**Exercise details**
Copy everything in the listing below word for word, apart from any images.

**Data section**
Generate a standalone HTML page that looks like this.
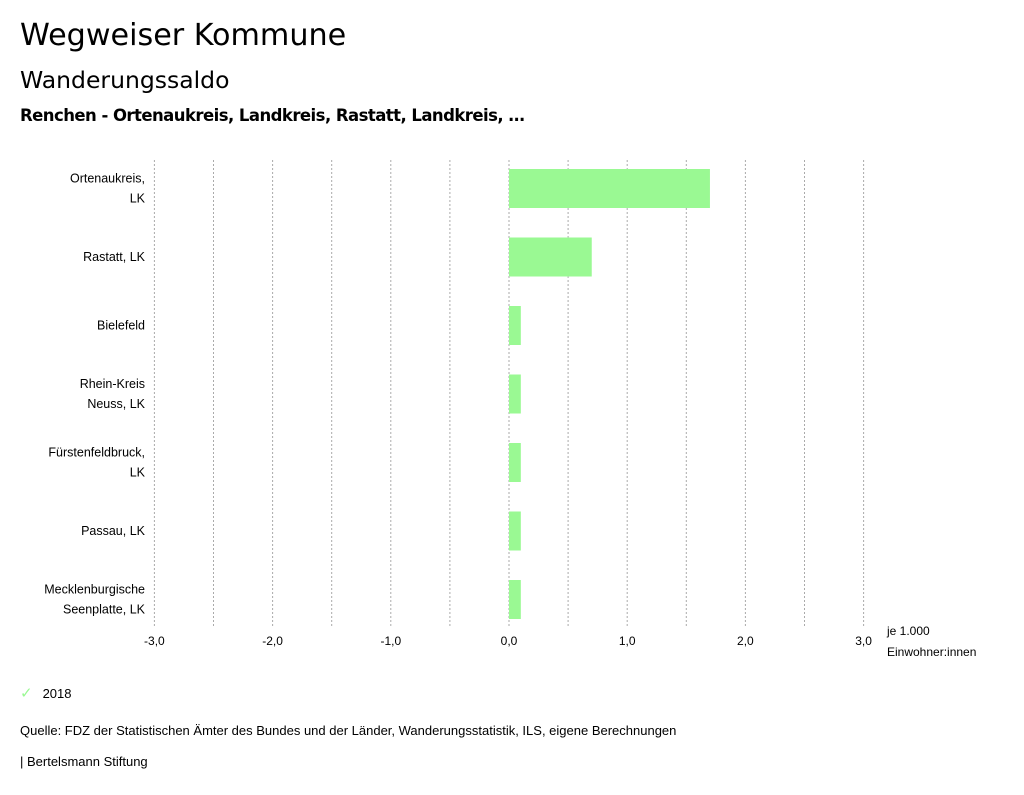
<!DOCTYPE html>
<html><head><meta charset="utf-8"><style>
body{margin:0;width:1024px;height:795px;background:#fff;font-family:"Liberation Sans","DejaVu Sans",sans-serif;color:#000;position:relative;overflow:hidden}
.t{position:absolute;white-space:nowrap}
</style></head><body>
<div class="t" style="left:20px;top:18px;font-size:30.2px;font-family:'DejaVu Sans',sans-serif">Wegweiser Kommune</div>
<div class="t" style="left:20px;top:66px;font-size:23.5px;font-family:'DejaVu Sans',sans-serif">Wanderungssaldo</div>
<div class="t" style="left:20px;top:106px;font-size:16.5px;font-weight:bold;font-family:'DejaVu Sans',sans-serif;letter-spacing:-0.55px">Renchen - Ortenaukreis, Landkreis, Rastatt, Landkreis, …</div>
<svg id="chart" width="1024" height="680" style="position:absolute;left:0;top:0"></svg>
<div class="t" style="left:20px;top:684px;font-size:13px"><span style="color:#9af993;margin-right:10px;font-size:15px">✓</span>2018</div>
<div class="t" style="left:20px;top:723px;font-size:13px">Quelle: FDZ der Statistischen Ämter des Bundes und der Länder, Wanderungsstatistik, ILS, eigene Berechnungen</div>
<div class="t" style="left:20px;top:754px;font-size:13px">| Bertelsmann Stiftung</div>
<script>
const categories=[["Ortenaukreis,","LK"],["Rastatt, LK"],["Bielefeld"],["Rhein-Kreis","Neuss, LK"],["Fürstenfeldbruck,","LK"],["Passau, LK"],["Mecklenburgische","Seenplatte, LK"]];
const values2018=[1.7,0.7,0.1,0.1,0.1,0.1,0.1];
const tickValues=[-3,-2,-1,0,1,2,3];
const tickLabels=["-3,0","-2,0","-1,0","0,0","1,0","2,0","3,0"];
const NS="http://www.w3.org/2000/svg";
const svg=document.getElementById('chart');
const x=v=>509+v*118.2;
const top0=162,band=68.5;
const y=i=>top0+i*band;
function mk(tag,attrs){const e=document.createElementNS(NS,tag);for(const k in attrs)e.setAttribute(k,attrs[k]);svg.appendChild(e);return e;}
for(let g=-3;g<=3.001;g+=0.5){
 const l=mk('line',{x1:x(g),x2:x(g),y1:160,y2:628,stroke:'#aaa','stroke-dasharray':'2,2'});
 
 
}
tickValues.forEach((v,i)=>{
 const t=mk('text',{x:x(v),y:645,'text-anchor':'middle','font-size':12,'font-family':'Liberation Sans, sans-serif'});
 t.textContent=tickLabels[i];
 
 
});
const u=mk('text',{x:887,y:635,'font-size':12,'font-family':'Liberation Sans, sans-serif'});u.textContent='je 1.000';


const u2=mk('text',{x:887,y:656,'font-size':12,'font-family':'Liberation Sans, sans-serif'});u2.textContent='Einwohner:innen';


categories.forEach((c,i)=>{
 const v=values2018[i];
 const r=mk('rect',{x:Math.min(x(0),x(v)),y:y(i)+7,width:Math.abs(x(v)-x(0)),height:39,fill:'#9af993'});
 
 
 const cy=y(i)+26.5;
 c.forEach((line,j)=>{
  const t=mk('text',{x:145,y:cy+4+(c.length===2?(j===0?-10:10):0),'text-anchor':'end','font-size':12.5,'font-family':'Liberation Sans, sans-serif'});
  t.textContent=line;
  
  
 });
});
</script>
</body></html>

**Answer to the task**
Generate a standalone HTML page that looks like this.
<!DOCTYPE html>
<html><head><meta charset="utf-8"><style>
body{margin:0;width:1024px;height:795px;background:#fff;font-family:"Liberation Sans","DejaVu Sans",sans-serif;color:#000;position:relative;overflow:hidden}
.t{position:absolute;white-space:nowrap}
</style></head><body>
<div class="t" style="left:20px;top:18px;font-size:30.2px;font-family:'DejaVu Sans',sans-serif">Wegweiser Kommune</div>
<div class="t" style="left:20px;top:66px;font-size:23.5px;font-family:'DejaVu Sans',sans-serif">Wanderungssaldo</div>
<div class="t" style="left:20px;top:106px;font-size:16.5px;font-weight:bold;font-family:'DejaVu Sans',sans-serif;letter-spacing:-0.55px">Renchen - Ortenaukreis, Landkreis, Rastatt, Landkreis, …</div>
<svg id="chart" width="1024" height="680" style="position:absolute;left:0;top:0"></svg>
<div class="t" style="left:20px;top:684px;font-size:13px"><span style="color:#9af993;margin-right:10px;font-size:15px">✓</span>2018</div>
<div class="t" style="left:20px;top:723px;font-size:13px">Quelle: FDZ der Statistischen Ämter des Bundes und der Länder, Wanderungsstatistik, ILS, eigene Berechnungen</div>
<div class="t" style="left:20px;top:754px;font-size:13px">| Bertelsmann Stiftung</div>
<script>
const categories=[["Ortenaukreis,","LK"],["Rastatt, LK"],["Bielefeld"],["Rhein-Kreis","Neuss, LK"],["Fürstenfeldbruck,","LK"],["Passau, LK"],["Mecklenburgische","Seenplatte, LK"]];
const values2018=[1.7,0.7,0.1,0.1,0.1,0.1,0.1];
const tickValues=[-3,-2,-1,0,1,2,3];
const tickLabels=["-3,0","-2,0","-1,0","0,0","1,0","2,0","3,0"];
const NS="http://www.w3.org/2000/svg";
const svg=document.getElementById('chart');
const x=v=>509+v*118.2;
const top0=162,band=68.5;
const y=i=>top0+i*band;
function mk(tag,attrs){const e=document.createElementNS(NS,tag);for(const k in attrs)e.setAttribute(k,attrs[k]);svg.appendChild(e);return e;}
for(let g=-3;g<=3.001;g+=0.5){
 const l=mk('line',{x1:x(g),x2:x(g),y1:160,y2:628,stroke:'#aaa','stroke-dasharray':'2,2'});
 
 
}
tickValues.forEach((v,i)=>{
 const t=mk('text',{x:x(v),y:645,'text-anchor':'middle','font-size':12,'font-family':'Liberation Sans, sans-serif'});
 t.textContent=tickLabels[i];
 
 
});
const u=mk('text',{x:887,y:635,'font-size':12,'font-family':'Liberation Sans, sans-serif'});u.textContent='je 1.000';


const u2=mk('text',{x:887,y:656,'font-size':12,'font-family':'Liberation Sans, sans-serif'});u2.textContent='Einwohner:innen';


categories.forEach((c,i)=>{
 const v=values2018[i];
 const r=mk('rect',{x:Math.min(x(0),x(v)),y:y(i)+7,width:Math.abs(x(v)-x(0)),height:39,fill:'#9af993'});
 
 
 const cy=y(i)+26.5;
 c.forEach((line,j)=>{
  const t=mk('text',{x:145,y:cy+4+(c.length===2?(j===0?-10:10):0),'text-anchor':'end','font-size':12.5,'font-family':'Liberation Sans, sans-serif'});
  t.textContent=line;
  
  
 });
});
</script>
</body></html>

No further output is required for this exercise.